> Requirement
Take the lines from the beginning of the material through the line containing "-0.43, -0.53, -0.58]" and retype them exactly, leaving the pictures out.

###

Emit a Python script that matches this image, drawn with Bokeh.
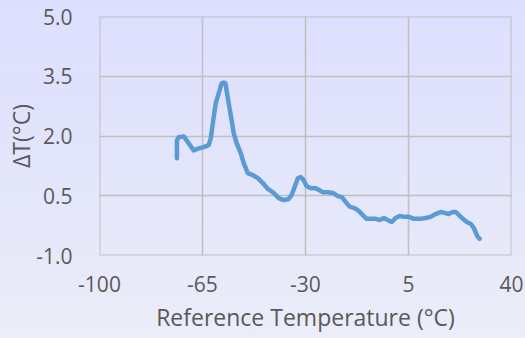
from bokeh.plotting import figure
from bokeh.models import FixedTicker, ColumnDataSource, Span
from bokeh.embed import file_html
from bokeh.resources import INLINE

# Reference temperature (°C) and ΔT (°C)
ref_temp = [-73.7, -73.7, -73.1, -71.4, -69.7, -68.0, -66.3, -64.6, -62.9, -62.2,
            -61.2, -60.5, -59.5, -58.5, -57.8, -57.2, -56.1, -55.1, -54.4, -53.4,
            -52.0, -51.0, -49.6, -47.9, -46.2, -44.5, -42.8, -40.8, -39.1, -37.4,
            -35.7, -34.7, -33.7, -32.6, -31.6, -30.6, -29.6, -28.2, -26.5, -24.8,
            -24.1, -22.4, -20.7, -19.0, -17.7, -16.3, -14.9, -13.3, -11.9, -10.6,
            -9.2, -7.8, -6.1, -4.8, -3.4, -2.1, -0.7, 0.6, 2.0, 3.7,
            5.1, 6.8, 8.1, 9.1, 10.8, 12.5, 14.2, 15.9, 17.3, 18.7,
            20.0, 21.1, 22.1, 23.5, 24.8, 26.2, 27.2, 27.9, 28.5, 29.2]
delta_t = [1.44, 1.89, 1.97, 1.99, 1.82, 1.64, 1.69, 1.72, 1.77, 1.94,
           2.47, 2.82, 3.07, 3.32, 3.34, 3.32, 2.82, 2.39, 2.07, 1.82,
           1.57, 1.32, 1.07, 1.02, 0.94, 0.82, 0.67, 0.57, 0.44, 0.39,
           0.42, 0.52, 0.72, 0.94, 0.97, 0.89, 0.74, 0.69, 0.69, 0.62,
           0.59, 0.59, 0.57, 0.49, 0.47, 0.34, 0.22, 0.19, 0.12, 0.02,
           -0.08, -0.08, -0.08, -0.11, -0.06, -0.11, -0.16, -0.06, -0.01, -0.03,
           -0.03, -0.08, -0.08, -0.08, -0.06, -0.03, 0.04, 0.09, 0.07, 0.04,
           0.09, 0.09, 0.02, -0.08, -0.16, -0.21, -0.31, -0.43, -0.53, -0.58]

x_ticks = [-100, -65, -30, 5, 40]
x_tick_labels = ["-100", "-65", "-30", "5", "40"]
y_ticks = [-1.0, 0.5, 2.0, 3.5, 5.0]
y_tick_labels = ["-1.0", "0.5", "2.0", "3.5", "5.0"]

FONT = "Open Sans"
TEXT = "#595959"
GRID = "#BFBFBF"

p = figure(width=525, height=338, output_backend="svg", toolbar_location=None,
           x_range=(x_ticks[0], x_ticks[-1]), y_range=(y_ticks[0], y_ticks[-1]),
           min_border_left=99, min_border_right=14, min_border_top=16,
           min_border_bottom=83)

p.background_fill_alpha = 0
p.border_fill_alpha = 0
p.outline_line_color = None
p.styles = {"background": "linear-gradient(to bottom, #DDDFFF 0%, #E3E5FB 50%, #EBEDF8 100%)"}

# plot-area border (edges of the value ranges), same style as the gridlines
for loc, dim in ((x_ticks[0], "height"), (x_ticks[-1], "height"),
                 (y_ticks[0], "width"), (y_ticks[-1], "width")):
    p.add_layout(Span(location=loc, dimension=dim, line_color=GRID, line_width=2))

src = ColumnDataSource(dict(x=ref_temp, y=delta_t))
p.line("x", "y", source=src, line_color="#5B9BD5", line_width=4.5,
       line_cap="round", line_join="round")

p.xaxis.ticker = FixedTicker(ticks=x_ticks)
p.yaxis.ticker = FixedTicker(ticks=y_ticks)
p.xaxis.major_label_overrides = {t: l for t, l in zip(x_ticks, x_tick_labels)}
p.yaxis.major_label_overrides = {t: l for t, l in zip(y_ticks, y_tick_labels)}

for ax in (p.xaxis, p.yaxis):
    ax.axis_line_color = None
    ax.major_tick_line_color = None
    ax.minor_tick_line_color = None
    ax.major_label_text_font = FONT
    ax.major_label_text_font_size = "21px"
    ax.major_label_text_color = TEXT
    ax.axis_label_text_font = FONT
    ax.axis_label_text_font_size = "23px"
    ax.axis_label_text_font_style = "normal"
    ax.axis_label_text_color = TEXT

p.xaxis.axis_label = "Reference Temperature (°C)"
p.yaxis.axis_label = "ΔT(°C)"
p.xaxis.major_label_standoff = 14
p.yaxis.major_label_standoff = 21
p.xaxis.axis_label_standoff = 6
p.yaxis.axis_label_standoff = -4

p.xgrid.grid_line_color = GRID
p.ygrid.grid_line_color = GRID
p.xgrid.grid_line_width = 1.5
p.ygrid.grid_line_width = 1.5

open("out.html", "w").write(file_html(p, INLINE))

###

> Task solution
Emit a Python script that matches this image, drawn with Bokeh.
from bokeh.plotting import figure
from bokeh.models import FixedTicker, ColumnDataSource, Span
from bokeh.embed import file_html
from bokeh.resources import INLINE

# Reference temperature (°C) and ΔT (°C)
ref_temp = [-73.7, -73.7, -73.1, -71.4, -69.7, -68.0, -66.3, -64.6, -62.9, -62.2,
            -61.2, -60.5, -59.5, -58.5, -57.8, -57.2, -56.1, -55.1, -54.4, -53.4,
            -52.0, -51.0, -49.6, -47.9, -46.2, -44.5, -42.8, -40.8, -39.1, -37.4,
            -35.7, -34.7, -33.7, -32.6, -31.6, -30.6, -29.6, -28.2, -26.5, -24.8,
            -24.1, -22.4, -20.7, -19.0, -17.7, -16.3, -14.9, -13.3, -11.9, -10.6,
            -9.2, -7.8, -6.1, -4.8, -3.4, -2.1, -0.7, 0.6, 2.0, 3.7,
            5.1, 6.8, 8.1, 9.1, 10.8, 12.5, 14.2, 15.9, 17.3, 18.7,
            20.0, 21.1, 22.1, 23.5, 24.8, 26.2, 27.2, 27.9, 28.5, 29.2]
delta_t = [1.44, 1.89, 1.97, 1.99, 1.82, 1.64, 1.69, 1.72, 1.77, 1.94,
           2.47, 2.82, 3.07, 3.32, 3.34, 3.32, 2.82, 2.39, 2.07, 1.82,
           1.57, 1.32, 1.07, 1.02, 0.94, 0.82, 0.67, 0.57, 0.44, 0.39,
           0.42, 0.52, 0.72, 0.94, 0.97, 0.89, 0.74, 0.69, 0.69, 0.62,
           0.59, 0.59, 0.57, 0.49, 0.47, 0.34, 0.22, 0.19, 0.12, 0.02,
           -0.08, -0.08, -0.08, -0.11, -0.06, -0.11, -0.16, -0.06, -0.01, -0.03,
           -0.03, -0.08, -0.08, -0.08, -0.06, -0.03, 0.04, 0.09, 0.07, 0.04,
           0.09, 0.09, 0.02, -0.08, -0.16, -0.21, -0.31, -0.43, -0.53, -0.58]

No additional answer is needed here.